Od roku tam gdzie jest pełna bioasekuracja - nie występuje afrykański pomór świń w stadach. To oznacza, że trzeba bioasekurację stosować wszędzie, teraz też mamy program, gdzie zachęcamy właśnie tych, którzy nie dostosują się do bioasekuracji, żeby dobrowolnie wygaszali otrzymując też rekompensaty.
Tym problemem jest właśnie to, że do końca listopada Polski Związek Łowiecki zobowiązał się do redukcji dzików na obszarze województwa podlaskiego i w obszarze zagrożonym do 0,1 dzika na kilometr kwadratowy. Ale mamy problem z Ukrainą, z Białorusią, gdzie ten afrykański pomór świń nie jest zwalczany. Tutaj jest konieczne odgrodzenie tych państw między sobą, tak aby nie następował przepływ dzików, które są jednym z wektorów zagrożenia czy też przenoszenia wirusa afrykańskiego pomoru świń.

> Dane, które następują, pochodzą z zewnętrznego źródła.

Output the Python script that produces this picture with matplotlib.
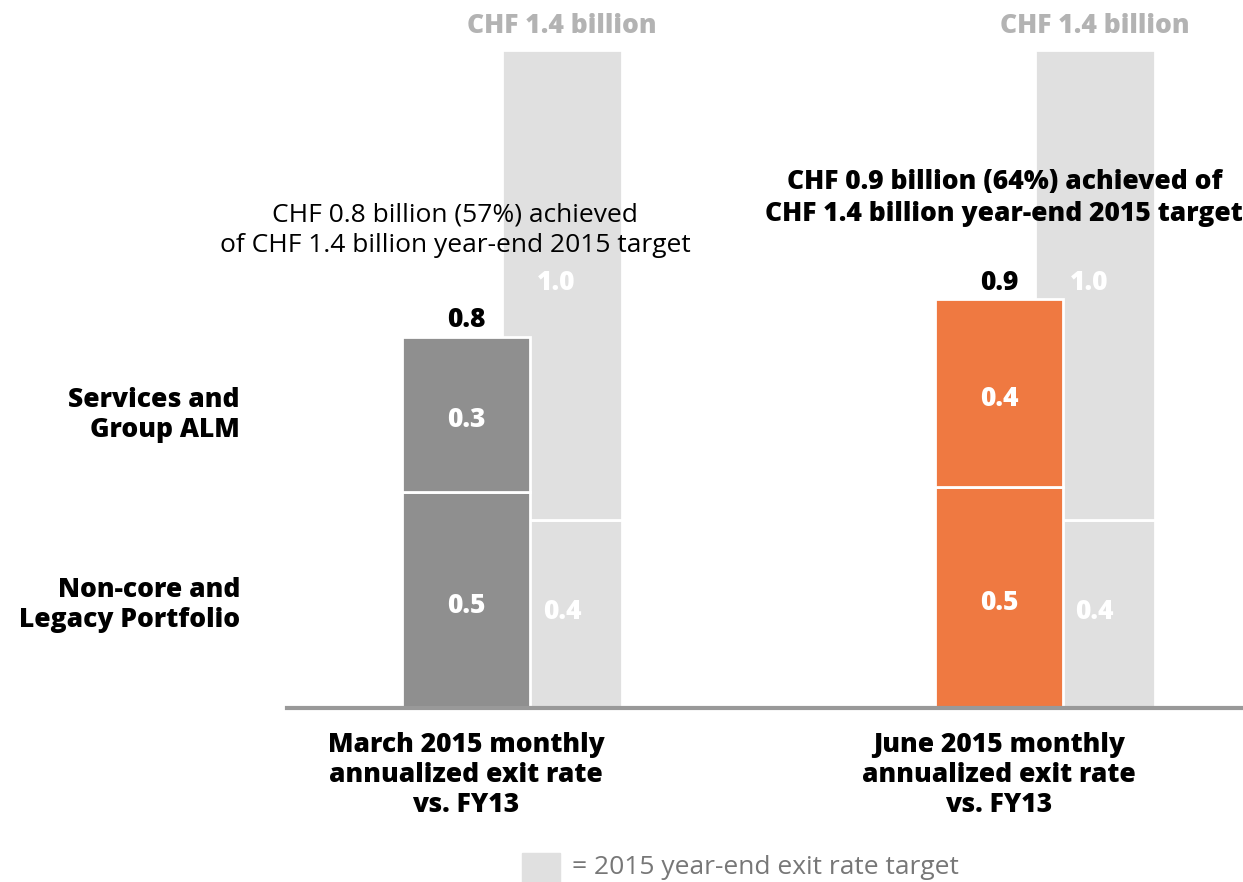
import matplotlib
matplotlib.use("Agg")
import matplotlib.pyplot as plt
import numpy as np

plt.rcParams['font.family'] = ['Open Sans', 'DejaVu Sans']

periods = ["March 2015 monthly\nannualized exit rate\nvs. FY13",
           "June 2015 monthly\nannualized exit rate\nvs. FY13"]
noncore = [0.46, 0.47]      # Non-core and Legacy Portfolio
services = [0.33, 0.40]     # Services and Group ALM
target_low = [0.4, 0.4]
target_high = [1.0, 1.0]
target_total = 1.4
notes = ["CHF 0.8 billion (57%) achieved\nof CHF 1.4 billion year-end 2015 target",
         "CHF 0.9 billion (64%) achieved of\nCHF 1.4 billion year-end 2015 target"]
segment_names = ["Services and\nGroup ALM", "Non-core and\nLegacy Portfolio"]

bar_colors = ["#8f8f8f", "#ef7941"]
target_color = "#e0e0e0"
HEAVY = 800

W, H = 1243, 882
fig = plt.figure(figsize=(W / 100, H / 100), dpi=100)
ax = fig.add_axes([287 / W, (H - 708) / H, 956 / W, 705 / H])

x = np.arange(len(periods))
off = 0.18
bw, tw = 0.24, 0.225

# target bars sit behind the actual bars
ax.bar(x + off, target_low, tw, color=target_color, edgecolor="white", linewidth=2, zorder=1)
ax.bar(x + off, target_high, tw, bottom=target_low, color=target_color,
       edgecolor="white", linewidth=2, zorder=1)

for i in x:
    ax.bar(i, noncore[i], bw, color=bar_colors[i], edgecolor="white", linewidth=2, zorder=2)
    ax.bar(i, services[i], bw, bottom=noncore[i], color=bar_colors[i],
           edgecolor="white", linewidth=2, zorder=2)
    bold = dict(fontsize=19, fontweight=HEAVY, ha="center", va="center", zorder=3)
    ax.text(i, noncore[i] / 2 - 0.012, f"{noncore[i]:.1f}", color="white", **bold)
    ax.text(i, noncore[i] + services[i] / 2 - 0.012, f"{services[i]:.1f}", color="white", **bold)
    total = noncore[i] + services[i]
    ax.text(i, total + 0.035, f"{total:.1f}", color="black", **bold)
    ax.text(i + off, target_low[i] / 2 + 0.005, f"{target_low[i]:.1f}", color="white", **bold)
    ax.text(i + off - 0.01, 0.905, f"{target_high[i]:.1f}", color="white", **bold)
    ax.text(i + off, target_total + 0.052, f"CHF {target_total:.1f} billion", color="#b3b3b3",
            fontsize=19, fontweight=HEAVY, ha="center", va="center")
    ax.text(i, -0.05, periods[i], fontsize=19, fontweight=HEAVY, ha="center", va="top",
            linespacing=1.2)

ax.text(-0.02, 1.016, notes[0], fontsize=19, ha="center", va="center", linespacing=1.3, zorder=4)
ax.text(1.01, 1.085, notes[1], fontsize=19, fontweight=HEAVY, ha="center", va="center",
        linespacing=1.3, zorder=4)

ax.set_xlim(-0.336, 1.458)
ax.set_ylim(0, 1.5)
for s in ["top", "right", "left"]:
    ax.spines[s].set_visible(False)
ax.spines["bottom"].set_color("#999999")
ax.spines["bottom"].set_linewidth(3)
ax.set_xticks([])
ax.set_yticks([])
ax.patch.set_alpha(0)

# segment names on the left
fig.text(240 / W, 1 - 415 / H, segment_names[0], fontsize=19, fontweight=HEAVY,
         ha="right", va="center", linespacing=1.2)
fig.text(240 / W, 1 - 605 / H, segment_names[1], fontsize=19, fontweight=HEAVY,
         ha="right", va="center", linespacing=1.2)

# legend swatch
fig.patches.append(plt.Rectangle((522 / W, 0), 38 / W, 29 / H, color=target_color,
                                 transform=fig.transFigure, figure=fig))
fig.text(572 / W, 1 - 868 / H, "= 2015 year-end exit rate target", fontsize=19,
         color="#777777", ha="left", va="center")

fig.savefig("out.png", dpi=100)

No i na zakończenie szczepienie psów - każdy ma być oczipowany. W wielu państwach hodowanie czy posiadanie psa lub kota bez odpowiedniej rejestracji, bez kontroli tego całego stada jest niemożliwe. W naszym kraju jakoś do tej pory nikomu się nie udało tej sprawy załatwić, to jak to będzie?
Pani minister Lech prowadzi w tym zakresie prace i konsultacje. Chcemy żeby konsultacje były bardzo szerokie, żeby nie był to problem społeczny.
Będziecie starali się objąć kontrolą to wszystko?
Resort rolnictwa w każdym obszarze przygotuje rozwiązania alternatywne mające na celu zabezpieczenie, przede wszystkim zdrowia ludzi. Potem rząd to przyjmuje ewentualnie i potem sejm. Jeszcze przed nami jakiś okres, prace nad ustawą trwają. Jest to problem zgłaszany przez wiele osób, ale nie jest to problem masowy, przecież mieszkam tutaj w Białymstoku, więc to nie jest aż tak. Przeprowadzamy analizy, wnioski będą w ciągu kilku miesięcy i rząd będzie podejmował decyzję.